Miguel Lemme se dio el gusto de dar varias vueltas olímpicas como futbolista: Tigre (1979), Estudiantes (1982), Argentinos Juniors en los torneos locales 1984, 1985, la Copa Libertadores de ese mismo año y arañar la Intercontinental ante la poderosa Juventus de Michel Platini. También enfrentó a Maradona y las cosas no fueron tranquilas en el primer choque.

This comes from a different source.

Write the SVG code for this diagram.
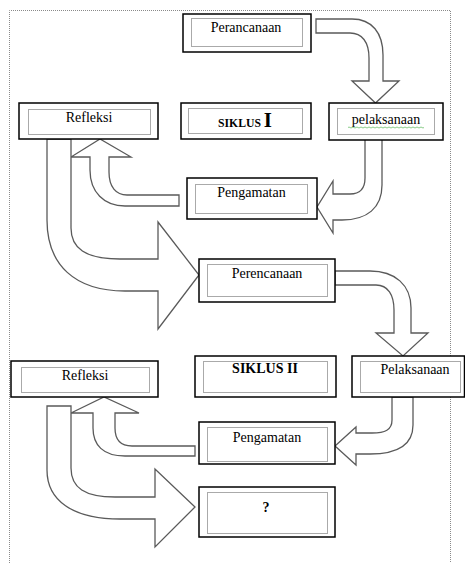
<svg xmlns="http://www.w3.org/2000/svg" width="465" height="563" viewBox="0 0 465 563">
<style>
.frame{fill:none;stroke:#8a8a8a;stroke-width:1;stroke-dasharray:1 1}
.box{fill:#fff;stroke:#000;stroke-width:1.5}
.inner{fill:none;stroke:#555;stroke-width:1;stroke-dasharray:1 1}
.arr{fill:#fff;stroke:#5a5a5a;stroke-width:1.3;stroke-linejoin:miter}
.t{font-family:"Liberation Serif","Times New Roman",serif;font-size:14px;fill:#000;text-anchor:middle}
.b{font-weight:bold}
</style>
<rect width="465" height="563" fill="#fff"/>
<path class="frame" d="M9.5,563 V10.5 H450.5 V563"/>
<g id="connectors">
<path class="arr" d="M316,19 H352 C372,19 383,33 383,55 V81 H399 L375.5,103 L352,81 H369 V58 C369,42 362,33 350,33 H316 Z"/>
<path class="arr" d="M365,139 H382 V185 C382,208 367,220 342,220 H333 V233 L317,207 L333,181 V194 H350 C360,194 365,188 365,178 V139 Z"/>
<path class="arr" d="M179,195 V206 H125 C104,206 90,192 90,170 V157 H71 L100,139 L131,157 H109 V172 C109,187 116,195 127,195 Z"/>
<path class="arr" d="M47,139 H71 V228 C71,248 85,259 120,259 H158 V222 L199,275 L158,329 V291 H125 C75,291 47,265 47,220 Z"/>
<path class="arr" d="M335,271 H370 C395,271 411,285 411,308 V333 H428 L403,356 L376,333 H394 V310 C394,295 388,285 376,285 H335 Z"/>
<path class="arr" d="M392,397 H413 V425 C413,443 400,454 370,454 H356 V465 L335,446 L356,427 V433 H372 C385,433 392,430 392,420 Z"/>
<path class="arr" d="M195,446 V456 H125 C103,456 93,445 93,428 V413 H71 L104,397 L139,413 H115 V428 C115,440 120,446 132,446 Z"/>
<path class="arr" d="M47,406 H71 V468 C71,488 85,497 115,497 H155 V469 L195,507 L155,547 V519 H120 C72,519 47,500 47,470 Z"/>
</g>
<g id="perancanaan">
<rect class="box" x="183" y="14" width="128" height="38"/>
<rect class="inner" x="191.5" y="18.5" width="111" height="28"/>
<text class="t" x="246" y="32">Perancanaan</text>
</g>
<g id="refleksi1">
<rect class="box" x="19" y="103" width="139" height="36"/>
<rect class="inner" x="28.5" y="109.5" width="122" height="25"/>
<text class="t" x="89" y="122">Refleksi</text>
</g>
<g id="siklus1">
<rect class="box" x="181" y="103" width="130" height="36"/>
<rect class="inner" x="188.5" y="108.5" width="114" height="25"/>
<text class="t b" x="245" y="127"><tspan font-size="11.7px">SIKLUS </tspan><tspan font-size="21px">I</tspan></text>
</g>
<g id="pelaksanaan1">
<rect class="box" x="329" y="103" width="114" height="37"/>
<rect class="inner" x="337.5" y="108.5" width="97" height="26"/>
<text class="t" x="386" y="124">pelaksanaan</text>
<path d="M348,127.5 q1,-1 2,0 t2,0 t2,0 t2,0 t2,0 t2,0 t2,0 t2,0 t2,0 t2,0 t2,0 t2,0 t2,0 t2,0 t2,0 t2,0 t2,0 t2,0 t2,0 t2,0 t2,0 t2,0 t2,0 t2,0 t2,0 t2,0 t2,0 t2,0 t2,0 t2,0 t2,0 t2,0 t2,0 t2,0 t2,0 t2,0 t2,0 t2,0" fill="none" stroke="#6cbf6c" stroke-width="0.8"/>
</g>
<g id="pengamatan1">
<rect class="box" x="187" y="178" width="130" height="41"/>
<rect class="inner" x="195.5" y="184.5" width="112" height="29"/>
<text class="t" x="251.5" y="197">Pengamatan</text>
</g>
<g id="perencanaan2">
<rect class="box" x="199" y="259" width="136" height="43"/>
<rect class="inner" x="207.5" y="264.5" width="120" height="32"/>
<text class="t" x="267" y="278">Perencanaan</text>
</g>
<g id="refleksi2">
<rect class="box" x="11" y="361" width="147" height="36"/>
<rect class="inner" x="21.5" y="367.5" width="128" height="25"/>
<text class="t" x="85" y="380">Refleksi</text>
</g>
<g id="siklus2">
<rect class="box" x="195" y="356" width="141" height="41"/>
<rect class="inner" x="203.5" y="361.5" width="124" height="31"/>
<text class="t b" x="265" y="373" font-size="13.5px">SIKLUS II</text>
</g>
<g id="pelaksanaan2">
<rect class="box" x="352" y="356" width="112.5" height="41"/>
<rect class="inner" x="360.5" y="361.5" width="100" height="31"/>
<text class="t" x="415" y="374">Pelaksanaan</text>
</g>
<g id="pengamatan2">
<rect class="box" x="199" y="422" width="136" height="42"/>
<rect class="inner" x="207.5" y="427.5" width="120" height="34"/>
<text class="t" x="267" y="442">Pengamatan</text>
</g>
<g id="tanya">
<rect class="box" x="199" y="487" width="136" height="50"/>
<rect class="inner" x="207.5" y="492.5" width="120" height="41"/>
<text class="t b" x="266" y="512" font-size="15px">?</text>
</g>
</svg>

“Tigre me dio a préstamo a Unión en el Nacional 1980 y en Santa Fe tuvimos un encontronazo. El pasto estaba muy mojado, él se pasó y le pegó con los tapones en el pecho a Pumpido. Me puse como loco, lo agarré del pelo y lo insultaba al tiempo que sus compañeros me daban patadas en los tobillos y me gritaban que soltara al pibe (risas)”.
Una eterna atmósfera especial rodeó cada paso de Maradona. Y ante su partida, se siguen viviendo situaciones conmovedoras: “Estando en Sevilla, muchas veces Diego venía a cenar a mi casa. Mi hijo Facundo era chico y jugaba con algunos amiguitos. Cuando nos volvimos, nunca más se vio con ellos. El día del fallecimiento, estos muchachos lo localizaron, lo llamaron y le dieron las gracias por haberlos hecho conocer a Maradona. Algo único”.
Único como cada suspiro en la vida del Diez, que sembró de leyendas cada vereda que pisó. Que llenó de sueños a muchos hinchas de fútbol, como los de Chacarita, que allá por 1993 acunaron la ilusión de ver al más grande luciendo la casaca tricolor de San Martín.